Hillary Clinton's supporters have had a notoriously difficult time identifying a single significant achievement during her tenure as secretary of state, but during her 45-minute speech on Saturday, Clinton tried to name a few. "I’ve stood up to adversaries like Putin and reinforced allies like Israel," Clinton said. "I was in the Situation Room on the day we got bin Laden."

The problem with that first sentence is that it's the opposite of being true: As secretary of state, Clinton stood up to Israel and reinforced Putin.

On Clinton's watch, the U.S. sought a " reset" with Russia and scrapped missile defense plans in Eastern Europe to appease Putin, who invaded Ukraine just a year after Clinton left the State Department.

Clinton's tenure was marked by new tensions with Israel. As Noah Pollak pointed out, "Clinton took the lead in making indignant, confrontational public statements that were clearly intended to intimidate the Israelis and gratify the Palestinians."

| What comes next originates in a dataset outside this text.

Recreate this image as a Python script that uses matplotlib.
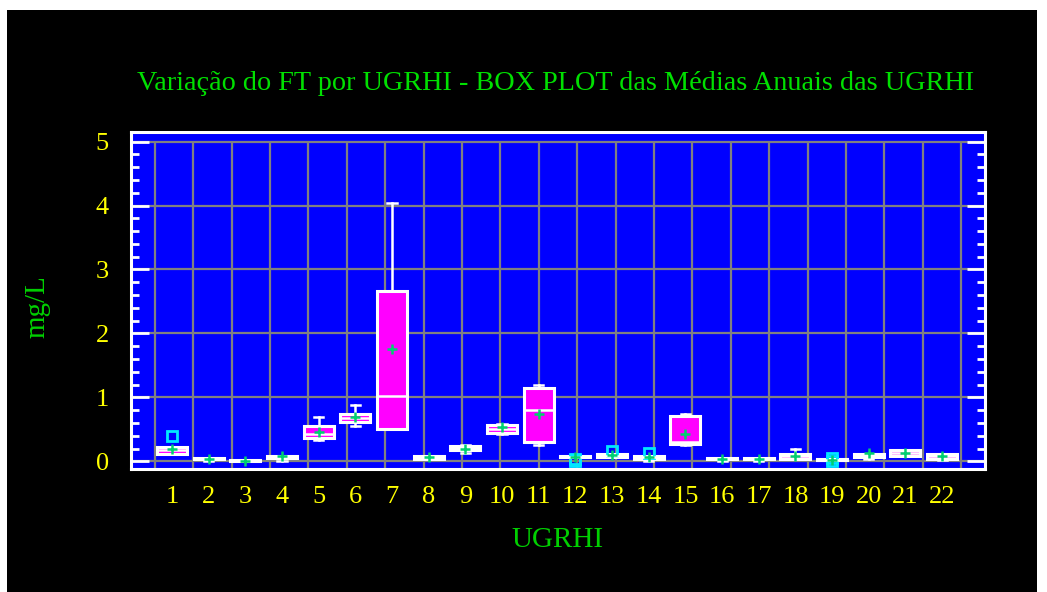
import numpy as np
import matplotlib
matplotlib.use("Agg")
import matplotlib.pyplot as plt
from matplotlib.patches import Rectangle
from matplotlib.transforms import blended_transform_factory

# estatisticas das medias anuais de FT (mg/L) por UGRHI
ugrhi = [str(i) for i in range(1, 23)]
whislo = [0.12, 0.01, 0.00, 0.01, 0.33, 0.56, 0.50, 0.04, 0.13, 0.42, 0.25,
          0.07, 0.07, 0.01, 0.25, 0.00, 0.00, 0.04, 0.02, 0.04, 0.08, 0.02]
q1 = [0.12, 0.04, 0.00, 0.05, 0.36, 0.615, 0.50, 0.04, 0.18, 0.44, 0.30,
      0.07, 0.07, 0.04, 0.27, 0.04, 0.04, 0.04, 0.02, 0.07, 0.08, 0.04]
med = [0.17, 0.045, 0.01, 0.07, 0.42, 0.67, 1.02, 0.06, 0.21, 0.51, 0.80,
       0.075, 0.09, 0.06, 0.31, 0.045, 0.045, 0.08, 0.025, 0.10, 0.13, 0.08]
q3 = [0.23, 0.05, 0.025, 0.09, 0.55, 0.745, 2.66, 0.09, 0.235, 0.57, 1.15,
      0.08, 0.115, 0.09, 0.71, 0.05, 0.05, 0.115, 0.03, 0.12, 0.17, 0.115]
whishi = [0.23, 0.05, 0.025, 0.09, 0.69, 0.88, 4.04, 0.09, 0.255, 0.59, 1.20,
          0.08, 0.115, 0.09, 0.74, 0.05, 0.05, 0.19, 0.03, 0.12, 0.17, 0.115]
medias = [0.19, 0.04, 0.01, 0.08, 0.46, 0.69, 1.75, 0.07, 0.20, 0.53, 0.74,
          0.075, 0.10, 0.07, 0.43, 0.03, 0.03, 0.08, 0.025, 0.13, 0.13, 0.08]
outliers = [[0.39], [], [], [], [], [], [], [], [], [], [],
            [0.0, 0.04], [0.155], [0.13], [], [], [], [], [0.01, 0.05], [], [], []]

stats = []
for i in range(len(ugrhi)):
    stats.append(dict(label=ugrhi[i], whislo=whislo[i], q1=q1[i], med=med[i],
                      q3=q3[i], whishi=whishi[i], mean=medias[i], fliers=outliers[i]))

fig = plt.figure(figsize=(10.47, 5.92), dpi=100, facecolor="white")
# fundo preto da janela
fig.patches.append(Rectangle((7 / 1047, 0), 1030 / 1047, 582 / 592,
                             transform=fig.transFigure, facecolor="black",
                             edgecolor="none", zorder=-1))

ax = fig.add_axes([131 / 1047, 1 - 469 / 592, 854 / 1047, 337 / 592])
ax.set_facecolor("#0000ff")

# grade
cinza = "#808080"
for y in range(0, 6):
    ax.axhline(y, color=cinza, lw=1.6, zorder=0)
tr = blended_transform_factory(ax.transAxes, ax.transData)
ax.vlines(np.linspace(0.028, 0.972, 22), -0.12, 5, transform=tr,
          color=cinza, lw=1.6, zorder=0)

ax.bxp(stats, positions=range(1, 23), widths=0.82, patch_artist=True,
       showmeans=True, capwidths=0.25,
       boxprops=dict(facecolor="#ff00ff", edgecolor="white", linewidth=2.2),
       medianprops=dict(color="white", linewidth=1.8),
       whiskerprops=dict(color="white", linewidth=1.8),
       capprops=dict(color="white", linewidth=1.8),
       meanprops=dict(marker="+", markeredgecolor="#00d070", markersize=7,
                      markeredgewidth=1.8),
       flierprops=dict(marker="s", markerfacecolor="none",
                       markeredgecolor="#00e8ff", markersize=7, markeredgewidth=2))

ax.set_xlim(-0.12, 23.17)
ax.set_ylim(-0.12, 5.15)

for s in ax.spines.values():
    s.set_color("white")
    s.set_linewidth(2.2)

fonte = "Liberation Serif"
ax.set_yticks(range(0, 6))
ax.set_yticks(np.arange(0, 5.01, 0.2), minor=True)
ax.tick_params(axis="y", which="major", direction="in", length=13, width=2,
               color="white", left=True, right=True, labelcolor="#ffff00",
               labelsize=19, pad=16)
ax.tick_params(axis="y", which="minor", direction="in", length=6, width=2,
               color="white", left=True, right=True)
ax.tick_params(axis="x", length=0, labelcolor="#ffff00", labelsize=19, pad=12)
ax.set_xticks(range(1, 23))
ax.set_xticklabels(ugrhi)
for lab in ax.get_xticklabels() + ax.get_yticklabels():
    lab.set_family(fonte)

fig.text(556 / 1047, 1 - 83 / 592,
         "Variação do FT por UGRHI - BOX PLOT das Médias Anuais das UGRHI",
         color="#00e000", fontsize=20.3, family=fonte, ha="center", va="center")
fig.text(558 / 1047, 1 - 540 / 592, "UGRHI", color="#00d000", fontsize=21,
         family=fonte, ha="center", va="center")
fig.text(37 / 1047, 1 - 307 / 592, "mg/L", color="#00d000", fontsize=21,
         family=fonte, ha="center", va="center", rotation=90)

fig.savefig("out.png", dpi=100, facecolor=fig.get_facecolor())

After an ill-timed construction planning announcement by the Jerusalem municipality during Vice President Biden's visit to Israel in March 2010, Clinton made a now-infamous phone call to Netanyahu in which she berated and threatened the prime minister for 45 minutes, issued a list of demands he would have to meet to salvage the U.S.-Israel relationship, and then instructed the State Department press secretary to boast to the press of just how harshly she had treated Netanyahu. After the Clinton phone call, then-Israeli ambassador Michael Oren commented that relations between the two countries had hit their lowest ebb in 35 years.

Clinton's claim that she was sitting in the Situation Room the day Navy SEALs killed Osama bin Laden is true enough. But how is that anything to brag about?